Reality check: If you have more than 4-5 categories, your forecast meeting will get sidetracked. Keep it simple.


Step 5: Define Your Rollups and Hierarchy

Forecasts are only useful if you can see them sliced the way you need—by team, region, segment, whatever.

  • Set up your team hierarchy. Clari lets you mirror your org chart, so managers can see their team’s rollup.
  • Choose rollup logic. Decide if you want sum totals, weighted pipeline, or other math.
  • Filter views. Set up filters so you can quickly see pipeline by segment, rep, or product.

What to ignore: Creating a view for every possible question. Start with what you actually review in forecast meetings. Add more later if people actually use them.


Step 6: Tune Your Forecasting Model (Optional, but Worth It)

Clari Co-Pilot has some AI/ML forecasting tools. Honestly, these can be hit or miss, depending on your data quality and pipeline volume.

  • Try AI predictions, but don’t bet the farm. They’re good for a second opinion, not gospel.
  • Customize your model inputs. Most teams start with stage, amount, and close date, but you can add fields like “last activity date” or “deal risk.”
  • Compare Clari’s forecast to your gut. If the model is way off, check your inputs—it’s often a data issue.

Pro tip: Use AI to flag deals that need a closer look, not to replace rep or manager judgment.


Step 7: Set Up Your Forecast Submission Process

If you want reps or managers to actually use this thing, you need a clear, simple workflow.

  • Decide who submits forecasts. Reps, managers, or both?
  • Set a schedule. Weekly is common, but pick what works.
  • Automate reminders. Clari lets you nudge folks to submit forecasts on time.
  • Lock in your process. Make it part of your sales cadence, not an extra chore.

What to ignore: Overly complex approval chains. You want speed, not bureaucracy.


Step 8: Build and Share Your Dashboards

Visualization is where the pain of setup starts to pay off. Focus on views that actually help you take action.

  • Create summary dashboards. Show top-line forecast, gap to goal, and changes week-over-week.
  • Drill down views. Make it easy to click into teams, reps, or specific deals.
  • Highlight exceptions. Use color or flags for deals slipping, stuck, or missing updates.
  • Share links or set up auto-emails. Clari makes it easy to send dashboards to execs or teams.

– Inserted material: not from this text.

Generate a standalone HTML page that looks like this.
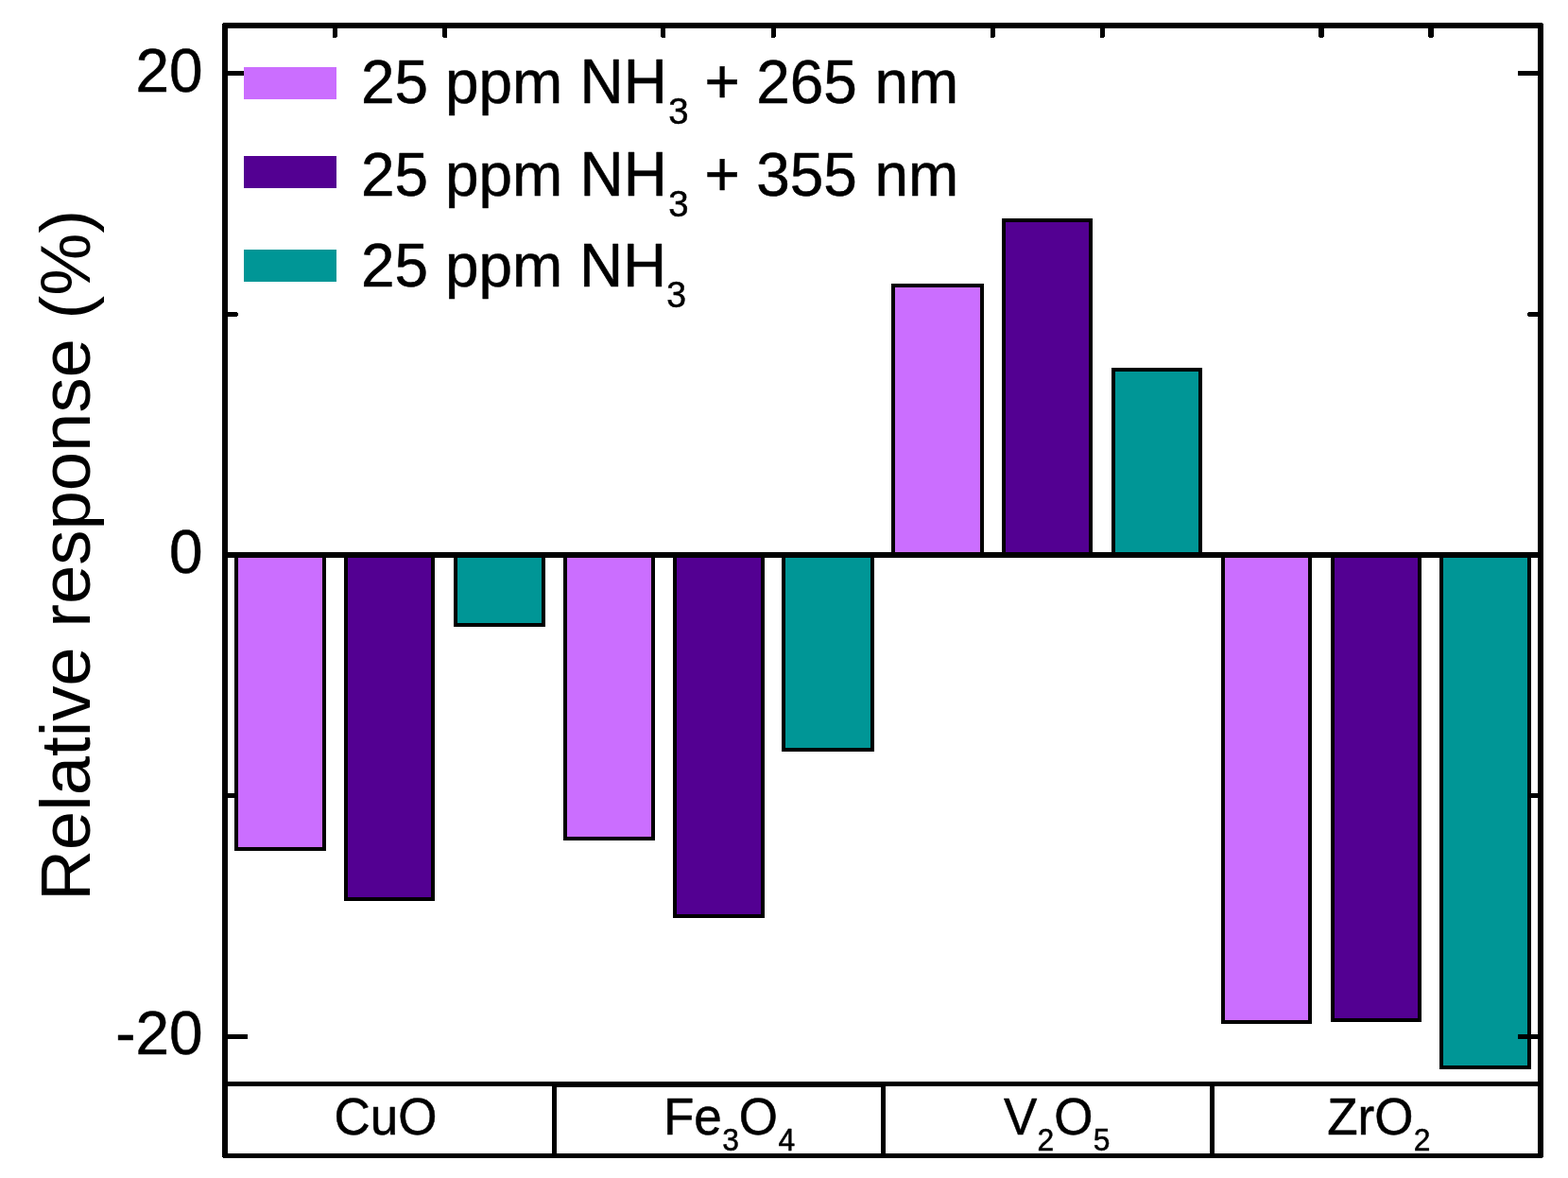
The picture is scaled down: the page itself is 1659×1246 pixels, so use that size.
<!DOCTYPE html>
<html lang="en">
<head>
<meta charset="utf-8">
<title>Relative response (%) of CuO, Fe3O4, V2O5 and ZrO2 to 25 ppm NH3</title>
<style>
html,body{margin:0;padding:0;background:#fff;}
body{width:1659px;height:1246px;overflow:hidden;}
svg{display:block;}
text{font-family:"Liberation Sans",Arial,Helvetica,sans-serif;fill:#000;}
.k{fill:#000;}
.w{stroke:#000;stroke-width:0.5px;stroke-linejoin:round;}
.b{stroke:#000;stroke-width:4;}
</style>
</head>
<body>
<svg width="1659" height="1246" viewBox="0 0 1659 1246">
<rect x="0" y="0" width="1659" height="1246" fill="#fff"/>
<g shape-rendering="crispEdges">
<!-- bars -->
<rect class="b" x="250" y="588" width="93" height="310" fill="#cb6eff"/>
<rect class="b" x="366" y="588" width="92" height="363" fill="#530092"/>
<rect class="b" x="482" y="588" width="93" height="73" fill="#009696"/>
<rect class="b" x="598" y="588" width="93" height="299" fill="#cb6eff"/>
<rect class="b" x="714" y="588" width="93" height="381" fill="#530092"/>
<rect class="b" x="829" y="588" width="94" height="205" fill="#009696"/>
<rect class="b" x="945" y="302" width="94" height="284" fill="#cb6eff"/>
<rect class="b" x="1062" y="233" width="92" height="353" fill="#530092"/>
<rect class="b" x="1178" y="391" width="92" height="195" fill="#009696"/>
<rect class="b" x="1294" y="588" width="92" height="493" fill="#cb6eff"/>
<rect class="b" x="1410" y="588" width="92" height="491" fill="#530092"/>
<rect class="b" x="1525" y="588" width="93" height="541" fill="#009696"/>
<!-- frame -->
<rect class="k" x="235" y="24" width="1398" height="6"/>
<rect class="k" x="235" y="24" width="6" height="1201"/>
<rect class="k" x="1627" y="24" width="6" height="1201"/>
<rect class="k" x="235" y="1220" width="1398" height="5"/>
<rect class="k" x="235" y="1144" width="1398" height="5"/>
<rect class="k" x="235" y="584" width="1398" height="6"/>
<!-- 1px corner notches of the frame -->
<rect x="235" y="24" width="1" height="1" fill="#fff"/>
<rect x="1632" y="24" width="1" height="1" fill="#fff"/>
<rect x="235" y="1224" width="1" height="1" fill="#fff"/>
<rect x="1632" y="1224" width="1" height="1" fill="#fff"/>
<!-- category separators -->
<rect class="k" x="584" y="1144" width="5" height="81"/>
<rect class="k" x="932" y="1144" width="5" height="81"/>
<rect class="k" x="1280" y="1144" width="5" height="81"/>
<rect class="k" x="589" y="1149" width="343" height="1"/>
<!-- top minor ticks (tips lose a corner pixel, as in the reference) -->
<path class="k" d="M352 30H357V39H356V40H352Z"/>
<path class="k" d="M468 30H473V40H469V39H468Z"/>
<path class="k" d="M699 30H704V40H700V39H699Z"/>
<path class="k" d="M816 30H821V39H820V40H816Z"/>
<path class="k" d="M1048 30H1053V39H1052V40H1048Z"/>
<path class="k" d="M1164 30H1169V39H1168V40H1164Z"/>
<path class="k" d="M1395 30H1401V39H1400V40H1396V39H1395Z"/>
<path class="k" d="M1511 30H1517V39H1516V40H1512V39H1511Z"/>
<!-- y ticks -->
<rect class="k" x="241" y="75" width="21" height="5"/>
<rect class="k" x="1606" y="75" width="21" height="5"/>
<rect class="k" x="241" y="1094" width="21" height="5"/>
<rect class="k" x="1606" y="1094" width="21" height="5"/>
<path class="k" d="M241 330H251V331H252V334H251V335H241Z"/>
<path class="k" d="M1627 330H1617V331H1616V334H1617V335H1627Z"/>
<path class="k" d="M241 839H251V840H252V843H251V844H241Z"/>
<path class="k" d="M1627 839H1617V840H1616V843H1617V844H1627Z"/>
<!-- legend swatches -->
<rect x="258" y="71" width="98" height="34" fill="#cb6eff"/>
<rect x="258" y="165" width="98" height="34" fill="#530092"/>
<rect x="258" y="264" width="98" height="34" fill="#009696"/>
</g>
<!-- y tick labels -->
<text class="w" transform="translate(214.6 96.7)" font-size="63.9" text-anchor="end">20</text>
<text class="w" transform="translate(214.6 606.1)" font-size="63.9" text-anchor="end">0</text>
<text class="w" transform="translate(214.6 1114.7)" font-size="63.9" text-anchor="end">-20</text>
<!-- y axis title -->
<text transform="translate(95 952.8) rotate(-90)" font-size="74.3">Relative response (%)</text>
<!-- legend labels -->
<g>
<text class="w" transform="translate(382.0 108.8)" font-size="63.9">25</text>
<text class="w" transform="translate(470.9 108.8)" font-size="63.9">ppm</text>
<text class="w" transform="translate(613.6 108.8) scale(1 1.03)" font-size="63.9">NH<tspan font-size="38.34" dy="21.07" dx="1.3">3</tspan></text>
<text class="w" transform="translate(745.6 108.8) scale(1 1.03)" font-size="63.9">+</text>
<text class="w" transform="translate(800.2 108.8)" font-size="63.9">265</text>
<text class="w" transform="translate(925.5 108.8)" font-size="63.9">nm</text>
</g>
<g>
<text class="w" transform="translate(382.0 206.8)" font-size="63.9">25</text>
<text class="w" transform="translate(470.9 206.8)" font-size="63.9">ppm</text>
<text class="w" transform="translate(613.6 206.8) scale(1 1.03)" font-size="63.9">NH<tspan font-size="38.34" dy="21.07" dx="1.3">3</tspan></text>
<text class="w" transform="translate(745.6 206.8) scale(1 1.03)" font-size="63.9">+</text>
<text class="w" transform="translate(800.2 206.8)" font-size="63.9">355</text>
<text class="w" transform="translate(925.5 206.8)" font-size="63.9">nm</text>
</g>
<g>
<text class="w" transform="translate(382.0 302.9)" font-size="63.9">25</text>
<text class="w" transform="translate(470.9 302.9)" font-size="63.9">ppm</text>
<text class="w" transform="translate(612.9 302.9) scale(1 1.02)" font-size="63.9">NH<tspan font-size="37.38" dy="21.57" dx="0.1">3</tspan></text>
</g>
<!-- category labels -->
<text class="w" transform="translate(353.4 1199.7) scale(1 1.03)" font-size="53.0">CuO</text>
<text class="w" transform="translate(701.9 1199.7) scale(1 1.03)" font-size="53.0">Fe<tspan font-size="31.8" dy="17.09" dx="0.4">3</tspan><tspan dy="-17.09">O</tspan><tspan font-size="31.8" dy="17.09" dx="0.4">4</tspan></text>
<text class="w" transform="translate(1061.9 1199.7) scale(1 1.03)" font-size="53.0">V<tspan font-size="31.8" dy="17.09" dx="0.3">2</tspan><tspan dy="-17.09">O</tspan><tspan font-size="31.8" dy="17.09" dx="0.4">5</tspan></text>
<text class="w" transform="translate(1404.2 1199.7) scale(1 1.03)" font-size="53.0">ZrO<tspan font-size="31.8" dy="17.09" dx="0.3">2</tspan></text>
</svg>
</body>
</html>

Reality check: Don’t chase dashboard perfection. If a view isn’t used after a month, kill it.


Step 9: Train Your Team (Without the Eye Rolls)

Even the slickest forecast system is useless if your team ignores it. Keep training short and focused.

  • Show them what’s in it for them. Faster forecast calls, fewer “update your pipeline” nag emails.
  • Run a dry run. Walk through a forecast submission and review live.
  • Document the process. One-pager or short video > 50-slide deck.
  • Keep feedback lines open. You’ll need to tweak things as people actually use the tool.

What to ignore: Endless training sessions. Most folks learn by doing, not by watching.


Step 10: Review, Adjust, and Don’t Overthink It

Your first custom forecast won’t be perfect. The good news: You can (and should) keep tweaking as you go.

  • Review after each cycle. What worked? What was confusing? Did you actually use the outputs?
  • Cut what doesn’t add value. Be ruthless. If a category or view isn’t used, drop it.
  • Stay close to the front line. Reps and managers will tell you if it’s working—if you listen.

Pro tip: Iterate, don’t overhaul. Small, regular updates beat big bang changes.


Keep It Simple, Keep It Honest

Don’t get lost chasing the “perfect” forecast or every shiny AI feature. The best pipeline forecasts are clear, simple, and actually used by your team. Build the basics, get feedback, and improve. And remember: no tool fixes bad data or unclear process.

Good luck—and don’t let your forecast become another unused dashboard.